Une convalescence à gérer
Mais l’endettement n’est pas l’ultime solution pour des secteurs dont on sait qu’ils resteront affectés même si la crise sanitaire se solde dans les prochains mois. "La dette cela repousse les problèmes", estime Clémentine Gallet, présidente de Coriolis (composites pour l’aéronautique). Car les industriels de l’aviation vont être confrontés aux difficultés de leurs grands clients, les compagnies aériennes fauchées par l’arrêt du trafic et les fermetures de frontières. "La crise actuelle est sans précédent par son volume, mais nous en avons connu d’autres, rappelle Marwan Lahoud, ex dirigeant d’Airbus et patron du fonds Ace management. En 2001, après les attentats du World trade center, plus aucun avion n’a volé pendant deux mois, nous avons retrouvé les volumes de production en 2006-2007."
Le contexte a changé, le trafic aussi. Désormais ce spécialiste du secteur estime que "si la crise sanitaire est jugulée dans des délais raisonnables, c’est-à-dire dans les 18 mois, on revoyagera en avion, même si c’est avec un peu moins de monde, et le retour des niveaux de trafic et de production interviendra d’ici 2023-2024."
Fond propres à consolider
Pour l’aéronautique, ce n’est donc pas un simple trou d’air qu’il faut gérer mais un ralentissement durable. Des interventions de haut de bilan seront nécessaires pour renforcer les fonds propres des entreprises. C’est tout l’enjeu de la création de ce fonds aéronautique qui devra faire appel à un mix d’investissements public et privés.

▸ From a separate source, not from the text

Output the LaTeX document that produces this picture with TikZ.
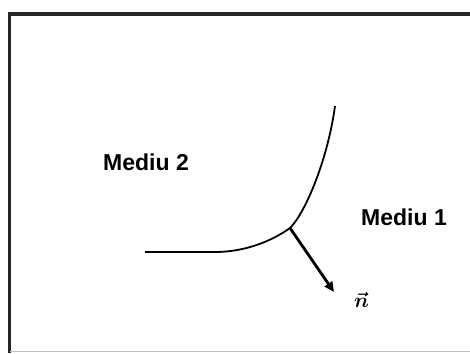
\documentclass[tikz,border=0pt]{standalone}
\usepackage{fontspec}
\setmainfont{Liberation Sans}
\usepackage{tikz}
\usetikzlibrary{arrows.meta,
                positioning
                }

\begin{document}
\begin{tikzpicture}[x=1pt, y=1pt,
  frame/.style = {line width=3.5pt, black!85},
  iface/.style = {line width=1.8pt},
 normal/.style = {line width=2.8pt, -{Triangle[length=10pt,width=9pt]}},
 medium/.style = {font=\fontsize{23}{27}\selectfont\bfseries, inner sep=0pt}
                    ]
\useasboundingbox (0,0) rectangle (470,353);
% frame (right side cut off)
\draw[frame] (9.5,0) -- (9.5,339) -- (470,339);
\draw[black!25, line width=0.6pt] (9.5,2) -- (470,2);
% interface between the two media
\coordinate (p) at (290,125);
\coordinate (tip) at (334,61);
\draw[iface] (145,101) -- (215,101) .. controls (245,101) and (272,112) .. (p)
             .. controls (306,141) and (328,195) .. (335,247);
\draw[normal] (p) -- (tip);
% labels
\node (m2) [medium] at (146,191) {Mediu 2};
\node (m1) [medium] at (404,136) {Mediu 1};
\node (n)  [font=\fontsize{20}{24}\selectfont\boldmath, inner sep=0pt,
            right=20pt of tip, yshift=-8pt] {$\vec{n}$};
\end{tikzpicture}
\end{document}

La démarche n’est pas nouvelle, en 2005 Aerofund I avait été lancé avec le soutien de la Caisse des dépôts et des grands donneurs d’ordre Safran et Airbus, auquel a succédé en 2008 Aerofund II, puis en 2013 Aerofund III. Ce dernier né de la gamme de 200 millions d’euros est co-investi par Bpifrance, des grands donneurs d’ordre du secteur, des privés et géré comme les deux précédents par la société Ace Management, une filiale de Tikehau.
L’entreprise Mecachrome a ainsi été recapitalisée par Aerofund en 2009, ce qui lui a permis de faire revenir son siège social en France et d’effectuer des acquisitions externes. Les fins connaisseurs de l’aéronautique d'Ace management sont des candidats tout trouvés pour gérer le lancement d’un nouveau fonds pour faire face à la crise.
Un montant financier à la mesure du secteur
Ces besoins pourraient être plus importants car le poids du secteur s’est accru avec le développement des commandes. "En 2001, la taille moyenne des sous-traitants étaient d’environ 20 millions d’euros de chiffres d’affaires, aujourd’hui on est plutôt à 150 millions d’euros", chiffre Marwan Lahoud. Si ce fonds est lancé, il devrait comme les précédents s’attacher à favoriser la consolidation du secteur "qui est encore trop morcelé en France", selon le patron de la société de gestion d’actifs.
Quelle somme doit-il réunir pour éviter une destruction de la filière aéronautique en France ? Ace Management ne se risque pas à avancer des montants car elle veut raisonner en "industriel " et au cas par cas. Mais Eric Trappier, le président du Gifas, a déjà avancé un chiffre le 5 mai. Selon lui "l'unité de mesure est du milliard d'euros" et il en faut au moins deux ou trois. Vu l’état des grands donneurs d’ordre, déjà affairé à tenter eux-mêmes de se tirer d’un mauvais pas, s’il faut réunir des sommes pareilles, il faudra que les investisseurs institutionnels et surtout l’Etat mette largement la main à la poche.